Hint for $(n!+1,(n+1)!)$, stuck at $ (n!+1,n+1)$

Hint $ $ Consider $\,(n+1,n!+1).\,$ If prime $\,p\ |\ n+1\,$ and $\,p \le n\,$ then $\,p\ |\ n!\,$ so $\,p\nmid n!+1.\,$ Therefore the gcd $ = 1\,$ if $\,n+1\,$ is composite. For $\,n+1\,$ prime use Wilson's theorem.


You've done great work!

So yes, you know that the only numbers that could possible divide both sides are $n+1$ or $1$ (which I consider to be the hard part). So we ask ourselves, what is $n! + 1 \mod (n+1)$. If it's zero, solid. If not, relatively prime.

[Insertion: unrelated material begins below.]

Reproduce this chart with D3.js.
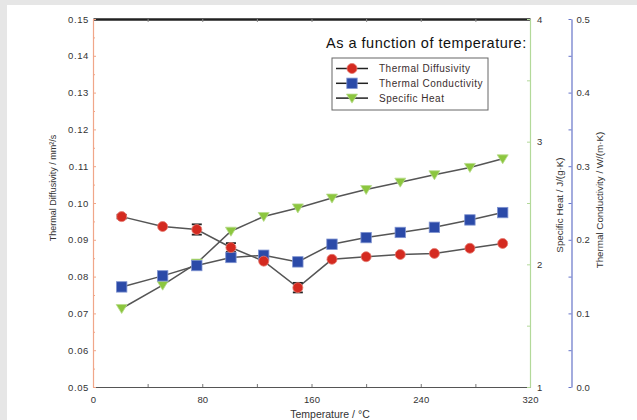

What does Wilson's Theorem say again? (I love it when we get to use Wilson's Theorem for anything, as its applications sort of rarely come up).


Let

$gcd(n!+1,(n+1)!)=d$.\ $\therefore d/n!+1, d/(n+1)n!$.\ $\Rightarrow d/n!+1,d/n+1,d/n!$.\ $\Rightarrow d/n!+1-n!$.\ Hence we get $d/1$. It follows that $d=1$.